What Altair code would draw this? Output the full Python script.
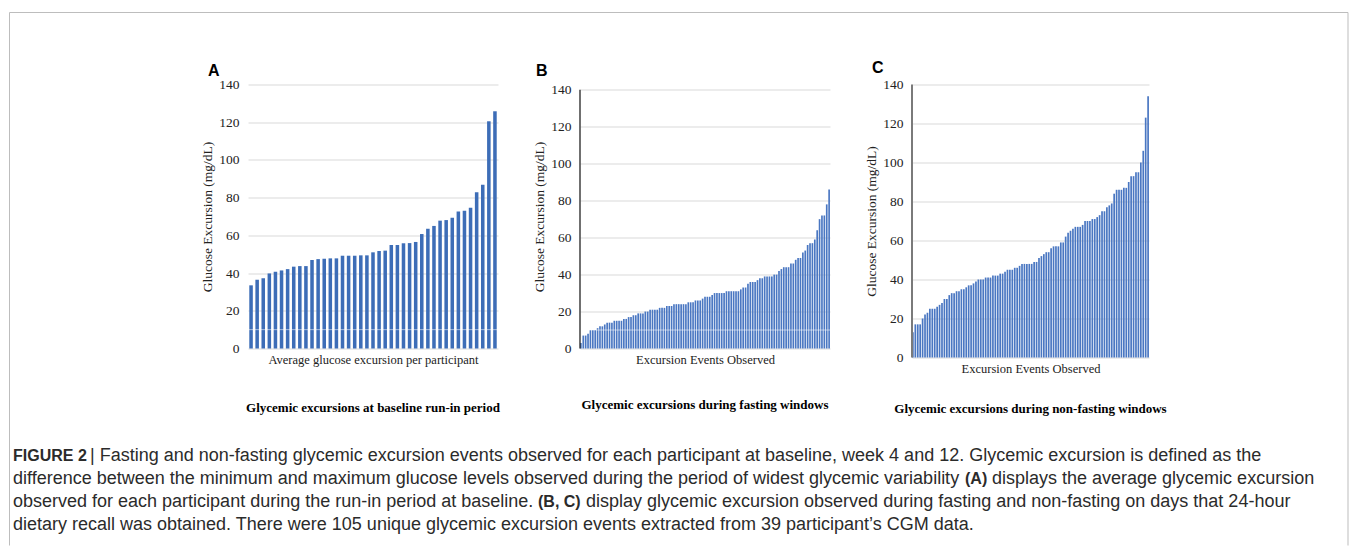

---

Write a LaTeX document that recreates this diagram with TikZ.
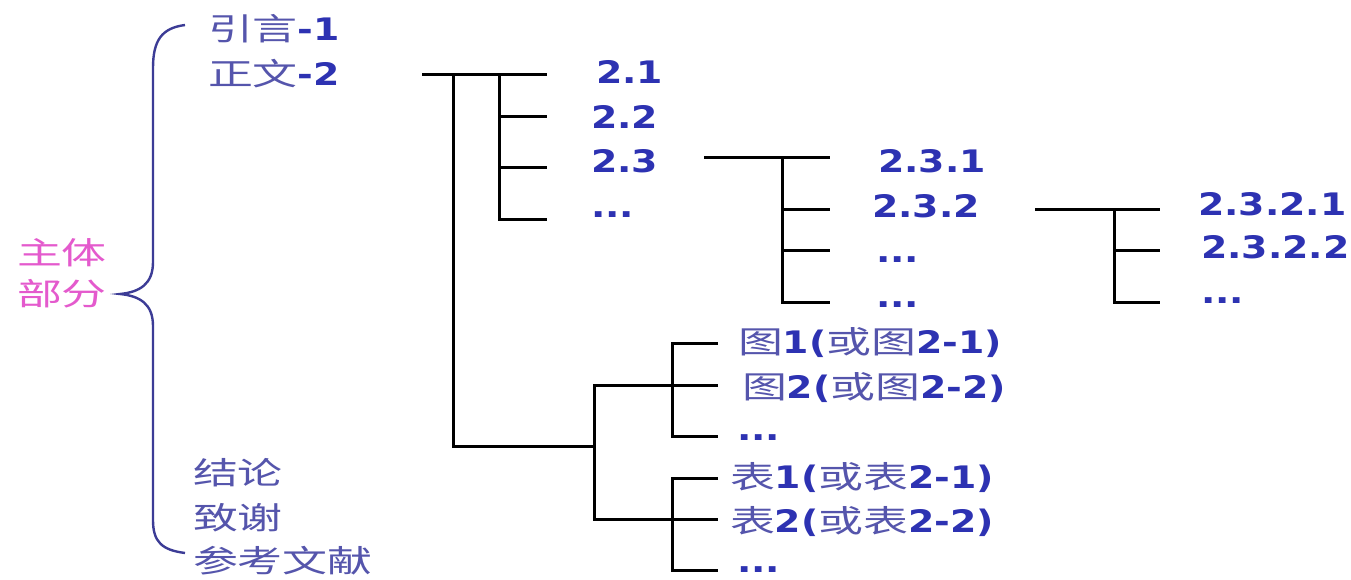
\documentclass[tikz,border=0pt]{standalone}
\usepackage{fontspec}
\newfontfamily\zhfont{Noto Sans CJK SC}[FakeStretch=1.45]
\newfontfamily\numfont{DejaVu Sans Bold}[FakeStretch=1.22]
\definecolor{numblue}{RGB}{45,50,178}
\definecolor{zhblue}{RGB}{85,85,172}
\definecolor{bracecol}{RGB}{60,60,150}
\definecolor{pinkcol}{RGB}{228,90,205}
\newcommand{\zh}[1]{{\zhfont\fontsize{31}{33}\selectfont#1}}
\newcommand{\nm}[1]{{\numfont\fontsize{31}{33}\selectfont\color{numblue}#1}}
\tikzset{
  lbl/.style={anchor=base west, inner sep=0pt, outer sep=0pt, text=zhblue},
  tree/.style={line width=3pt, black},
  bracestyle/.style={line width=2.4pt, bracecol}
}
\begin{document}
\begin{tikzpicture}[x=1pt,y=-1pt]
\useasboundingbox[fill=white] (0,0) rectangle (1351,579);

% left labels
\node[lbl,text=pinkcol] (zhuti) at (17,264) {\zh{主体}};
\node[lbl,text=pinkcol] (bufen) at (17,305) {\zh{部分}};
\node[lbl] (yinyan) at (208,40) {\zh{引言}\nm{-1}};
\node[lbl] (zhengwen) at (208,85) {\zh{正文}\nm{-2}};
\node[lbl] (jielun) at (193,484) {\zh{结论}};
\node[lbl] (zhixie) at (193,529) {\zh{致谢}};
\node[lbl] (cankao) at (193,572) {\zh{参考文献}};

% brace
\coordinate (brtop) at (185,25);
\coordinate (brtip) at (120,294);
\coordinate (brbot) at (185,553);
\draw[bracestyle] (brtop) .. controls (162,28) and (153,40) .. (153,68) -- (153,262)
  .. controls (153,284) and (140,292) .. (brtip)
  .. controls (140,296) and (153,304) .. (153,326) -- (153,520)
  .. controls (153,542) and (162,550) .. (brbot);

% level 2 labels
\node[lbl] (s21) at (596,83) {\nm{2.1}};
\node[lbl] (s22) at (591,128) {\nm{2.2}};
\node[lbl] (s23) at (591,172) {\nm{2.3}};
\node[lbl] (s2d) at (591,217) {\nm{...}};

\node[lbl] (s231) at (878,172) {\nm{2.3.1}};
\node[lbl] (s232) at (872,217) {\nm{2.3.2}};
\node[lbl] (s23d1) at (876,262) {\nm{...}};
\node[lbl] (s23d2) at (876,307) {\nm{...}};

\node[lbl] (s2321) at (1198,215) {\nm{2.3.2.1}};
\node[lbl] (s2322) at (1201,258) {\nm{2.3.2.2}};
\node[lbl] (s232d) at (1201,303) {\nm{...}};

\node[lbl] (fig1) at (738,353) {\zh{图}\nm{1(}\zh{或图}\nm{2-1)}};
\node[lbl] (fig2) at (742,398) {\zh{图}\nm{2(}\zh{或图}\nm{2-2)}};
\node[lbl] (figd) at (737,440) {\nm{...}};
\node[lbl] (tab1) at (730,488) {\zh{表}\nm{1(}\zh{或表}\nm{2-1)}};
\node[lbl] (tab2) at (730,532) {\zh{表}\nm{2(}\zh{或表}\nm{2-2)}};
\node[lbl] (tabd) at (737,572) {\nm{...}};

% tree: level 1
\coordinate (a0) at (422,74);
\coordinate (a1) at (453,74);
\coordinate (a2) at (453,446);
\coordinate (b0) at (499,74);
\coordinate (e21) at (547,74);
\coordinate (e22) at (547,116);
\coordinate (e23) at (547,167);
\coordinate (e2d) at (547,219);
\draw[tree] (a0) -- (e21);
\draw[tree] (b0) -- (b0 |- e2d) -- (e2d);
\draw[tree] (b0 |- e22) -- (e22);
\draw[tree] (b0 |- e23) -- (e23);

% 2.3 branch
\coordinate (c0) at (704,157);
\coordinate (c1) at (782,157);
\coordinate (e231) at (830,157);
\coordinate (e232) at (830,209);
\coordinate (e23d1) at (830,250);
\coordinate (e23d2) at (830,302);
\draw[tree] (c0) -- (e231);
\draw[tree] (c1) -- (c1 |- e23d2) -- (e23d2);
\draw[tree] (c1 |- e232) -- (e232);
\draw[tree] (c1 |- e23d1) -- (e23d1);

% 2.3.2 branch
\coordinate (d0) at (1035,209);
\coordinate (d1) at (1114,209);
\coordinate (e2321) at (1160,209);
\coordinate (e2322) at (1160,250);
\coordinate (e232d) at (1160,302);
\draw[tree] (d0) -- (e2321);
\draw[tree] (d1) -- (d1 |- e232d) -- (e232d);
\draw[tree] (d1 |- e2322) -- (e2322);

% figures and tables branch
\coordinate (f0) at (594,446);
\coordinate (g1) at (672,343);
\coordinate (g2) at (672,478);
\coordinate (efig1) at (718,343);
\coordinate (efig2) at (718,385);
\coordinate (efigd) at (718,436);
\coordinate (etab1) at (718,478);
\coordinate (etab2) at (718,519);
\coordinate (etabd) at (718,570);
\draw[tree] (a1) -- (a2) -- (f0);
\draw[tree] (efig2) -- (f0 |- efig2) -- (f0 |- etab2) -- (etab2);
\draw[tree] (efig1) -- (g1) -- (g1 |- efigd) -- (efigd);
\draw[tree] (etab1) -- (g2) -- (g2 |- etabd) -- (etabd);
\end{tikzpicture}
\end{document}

### Instructions to follow:
Start at the line with "Write a LaTeX", stop at the line with "(s2d) at (591,217)", both lines included, and repeat that span exactly without its pictures.

### Full solution:
Write a LaTeX document that recreates this diagram with TikZ.
\documentclass[tikz,border=0pt]{standalone}
\usepackage{fontspec}
\newfontfamily\zhfont{Noto Sans CJK SC}[FakeStretch=1.45]
\newfontfamily\numfont{DejaVu Sans Bold}[FakeStretch=1.22]
\definecolor{numblue}{RGB}{45,50,178}
\definecolor{zhblue}{RGB}{85,85,172}
\definecolor{bracecol}{RGB}{60,60,150}
\definecolor{pinkcol}{RGB}{228,90,205}
\newcommand{\zh}[1]{{\zhfont\fontsize{31}{33}\selectfont#1}}
\newcommand{\nm}[1]{{\numfont\fontsize{31}{33}\selectfont\color{numblue}#1}}
\tikzset{
  lbl/.style={anchor=base west, inner sep=0pt, outer sep=0pt, text=zhblue},
  tree/.style={line width=3pt, black},
  bracestyle/.style={line width=2.4pt, bracecol}
}
\begin{document}
\begin{tikzpicture}[x=1pt,y=-1pt]
\useasboundingbox[fill=white] (0,0) rectangle (1351,579);

% left labels
\node[lbl,text=pinkcol] (zhuti) at (17,264) {\zh{主体}};
\node[lbl,text=pinkcol] (bufen) at (17,305) {\zh{部分}};
\node[lbl] (yinyan) at (208,40) {\zh{引言}\nm{-1}};
\node[lbl] (zhengwen) at (208,85) {\zh{正文}\nm{-2}};
\node[lbl] (jielun) at (193,484) {\zh{结论}};
\node[lbl] (zhixie) at (193,529) {\zh{致谢}};
\node[lbl] (cankao) at (193,572) {\zh{参考文献}};

% brace
\coordinate (brtop) at (185,25);
\coordinate (brtip) at (120,294);
\coordinate (brbot) at (185,553);
\draw[bracestyle] (brtop) .. controls (162,28) and (153,40) .. (153,68) -- (153,262)
  .. controls (153,284) and (140,292) .. (brtip)
  .. controls (140,296) and (153,304) .. (153,326) -- (153,520)
  .. controls (153,542) and (162,550) .. (brbot);

% level 2 labels
\node[lbl] (s21) at (596,83) {\nm{2.1}};
\node[lbl] (s22) at (591,128) {\nm{2.2}};
\node[lbl] (s23) at (591,172) {\nm{2.3}};
\node[lbl] (s2d) at (591,217) {\nm{...}};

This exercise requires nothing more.